Post-race recovery is needed for every swimmer. How much do you do? How fast do you do it? Do I wear my hi-tech suit…well I guess that doesn’t apply anymore. A study in the Journal of Strength and Conditioning Research compared passive recovery, recovery with low intensity (40% of the best 100-meter time) and high-intensity recovery (60% of 100 m time). Moreover the paper states “however, improved performance after AR (active rest) has been reported only when long duration maximum intensity bouts were applied (i.e., 60 to 120 seconds but not after short duration sprint swimming bouts (i.e.; 10 to 30 seconds).” The study “hypothesized that using duration resting interval in combination with a low intensity of AR (active recovery) during an ‘‘anaerobic-lactate production’’ sprint training set may result in a beneficial effect on swimming performance”.
The study looked at 10 male swimmers average age 17.9 whose best 100 meters free time averaged 54.90. The swimming set included 8×25 meter sprints with 120 seconds rest followed by a 50-meter sprint 6 minutes later.
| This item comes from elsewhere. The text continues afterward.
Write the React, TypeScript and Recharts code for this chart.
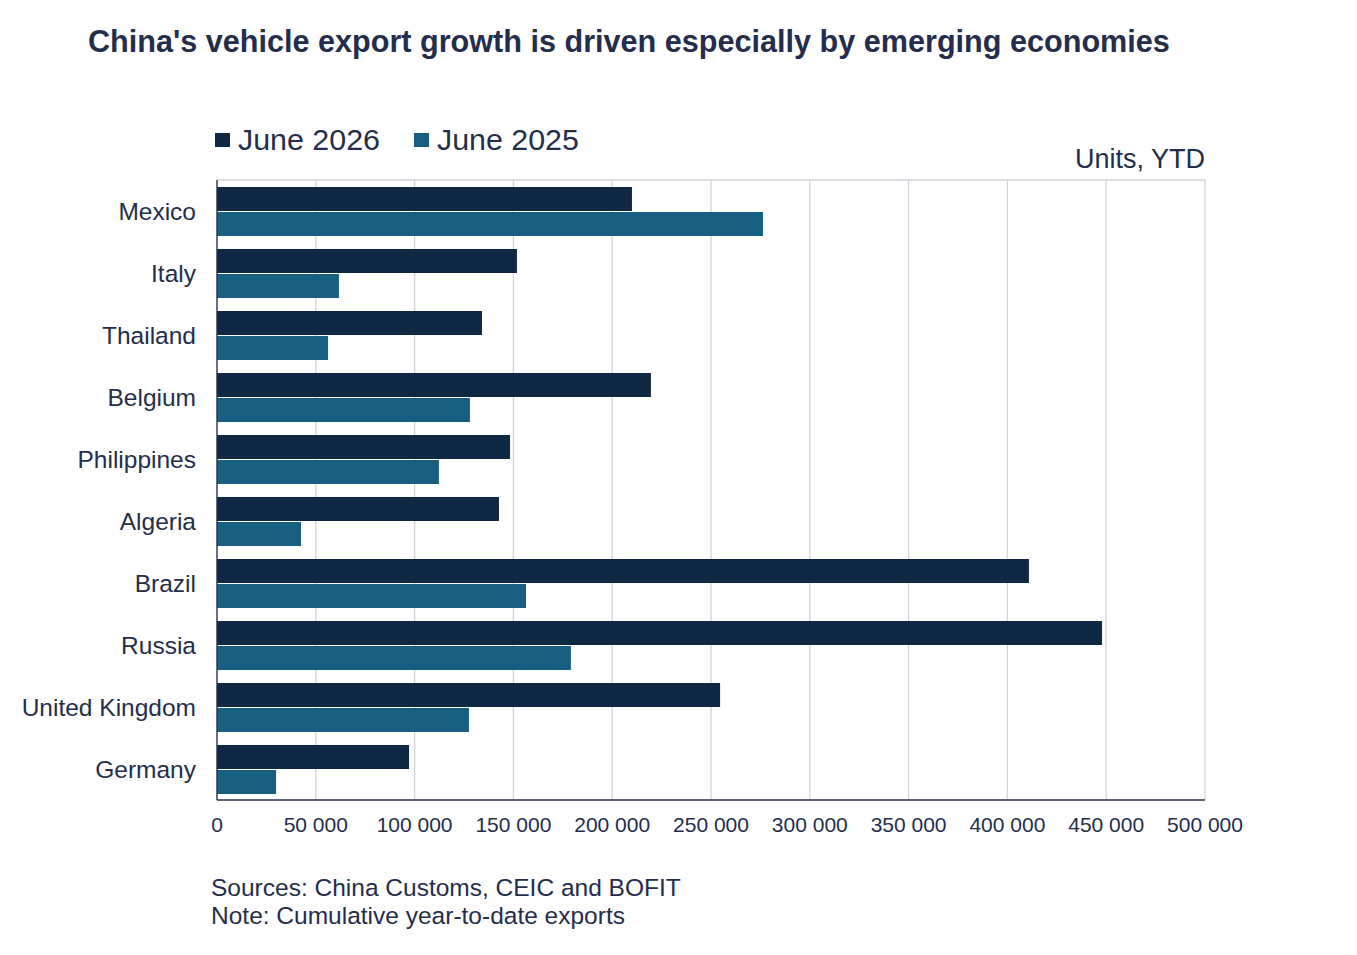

As stated the swimmers used a passive recovery, low-intensity active recovery or a high-intensity active recovery during the rest periods.
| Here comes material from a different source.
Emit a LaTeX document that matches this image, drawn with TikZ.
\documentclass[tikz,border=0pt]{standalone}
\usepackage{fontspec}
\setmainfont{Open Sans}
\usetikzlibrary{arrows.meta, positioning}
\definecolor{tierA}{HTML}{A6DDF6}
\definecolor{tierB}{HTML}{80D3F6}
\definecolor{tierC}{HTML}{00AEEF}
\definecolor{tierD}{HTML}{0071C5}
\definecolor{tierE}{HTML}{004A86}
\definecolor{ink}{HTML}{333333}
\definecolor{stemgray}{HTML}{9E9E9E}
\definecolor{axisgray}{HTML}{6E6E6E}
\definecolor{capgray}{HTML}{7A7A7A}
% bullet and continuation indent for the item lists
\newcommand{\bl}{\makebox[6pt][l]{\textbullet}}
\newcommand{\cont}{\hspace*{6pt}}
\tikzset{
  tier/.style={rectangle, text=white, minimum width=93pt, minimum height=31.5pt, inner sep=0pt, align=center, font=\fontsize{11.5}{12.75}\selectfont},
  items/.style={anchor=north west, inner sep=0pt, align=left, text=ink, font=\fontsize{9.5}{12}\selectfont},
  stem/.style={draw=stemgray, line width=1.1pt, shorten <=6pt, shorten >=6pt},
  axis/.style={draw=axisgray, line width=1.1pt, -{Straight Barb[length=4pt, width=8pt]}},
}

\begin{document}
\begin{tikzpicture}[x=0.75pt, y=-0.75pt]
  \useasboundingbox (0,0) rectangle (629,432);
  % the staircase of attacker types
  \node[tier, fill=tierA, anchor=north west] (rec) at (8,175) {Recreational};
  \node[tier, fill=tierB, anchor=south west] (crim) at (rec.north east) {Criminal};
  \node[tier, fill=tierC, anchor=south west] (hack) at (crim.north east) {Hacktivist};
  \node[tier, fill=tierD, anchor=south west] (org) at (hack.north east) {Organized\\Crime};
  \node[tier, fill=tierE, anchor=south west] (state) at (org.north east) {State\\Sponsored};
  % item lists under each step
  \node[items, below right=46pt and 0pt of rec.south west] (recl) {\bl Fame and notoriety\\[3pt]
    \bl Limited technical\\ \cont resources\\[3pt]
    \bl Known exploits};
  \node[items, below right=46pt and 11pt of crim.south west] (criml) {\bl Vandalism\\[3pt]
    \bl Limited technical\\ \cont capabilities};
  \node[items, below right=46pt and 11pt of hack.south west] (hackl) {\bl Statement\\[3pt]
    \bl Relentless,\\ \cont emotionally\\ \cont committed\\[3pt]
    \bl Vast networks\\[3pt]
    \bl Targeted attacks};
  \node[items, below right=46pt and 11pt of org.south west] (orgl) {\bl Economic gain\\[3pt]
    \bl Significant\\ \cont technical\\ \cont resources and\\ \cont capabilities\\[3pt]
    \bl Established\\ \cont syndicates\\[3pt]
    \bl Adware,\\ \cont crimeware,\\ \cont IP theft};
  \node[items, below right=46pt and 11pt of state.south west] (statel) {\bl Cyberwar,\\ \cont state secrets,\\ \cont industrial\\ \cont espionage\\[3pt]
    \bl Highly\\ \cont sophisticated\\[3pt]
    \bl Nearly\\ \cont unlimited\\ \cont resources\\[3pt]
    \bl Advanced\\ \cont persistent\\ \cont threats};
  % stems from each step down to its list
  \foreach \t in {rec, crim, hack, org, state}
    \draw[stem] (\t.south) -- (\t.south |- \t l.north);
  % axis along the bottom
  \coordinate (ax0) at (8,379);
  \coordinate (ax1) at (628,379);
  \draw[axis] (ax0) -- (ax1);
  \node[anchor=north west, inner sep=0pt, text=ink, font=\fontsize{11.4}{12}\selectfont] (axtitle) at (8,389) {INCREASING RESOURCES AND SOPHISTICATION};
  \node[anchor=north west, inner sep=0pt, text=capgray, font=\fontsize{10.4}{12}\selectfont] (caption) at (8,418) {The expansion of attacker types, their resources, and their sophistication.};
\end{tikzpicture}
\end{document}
The results from the 8×25 sprint indicated that passive recovery and active recovery low intensity had better overall times. The results of the 50-meter sprint indicated no statistically significant differences in time, but recovery with the low-intensity group had the best results by .2 seconds. Blood lactate values showed no statistically significant differences, but the passive recovery group had a consistently higher lactate following each sprint.
The main points from the article:
- Recovery intensity should vary correspondingly to the duration of the event.
- In short sprints, low intensity, ~40 %, of 100-meter top time or passive recovery is indicated.
- The other extreme, in a race of 10 minutes-15 minutes it has been suggested a recovery intensity of 60% is optimal.
These differences in recovery are due to the different energy systems corresponded with the duration of the race. In non-human subjects, the creatine phosphate energy system becomes impaired following low-intensity exercise, which may be the reason why less intensive or passive may be optimal to higher intensity recovery after a 50 free which mostly utilizes the creatine phosphate system. Keep this in mind during repeat sprint training. However, the results were only .2 seconds different in a 50, therefore more research needs to be done to justify this relationship.
What do you all think? Do you warm down differently or require your swimmers to warm down differently after different races?
Toubekis AG, Adam GV, Douda HT, Antoniou PD, Douroundos II, Tokmakidis SP. Repeated Sprint Swimming Performance after Low- or High-Intensity Active and Passive Recoveries. J Strength Cond Res. 2010 Jan 21.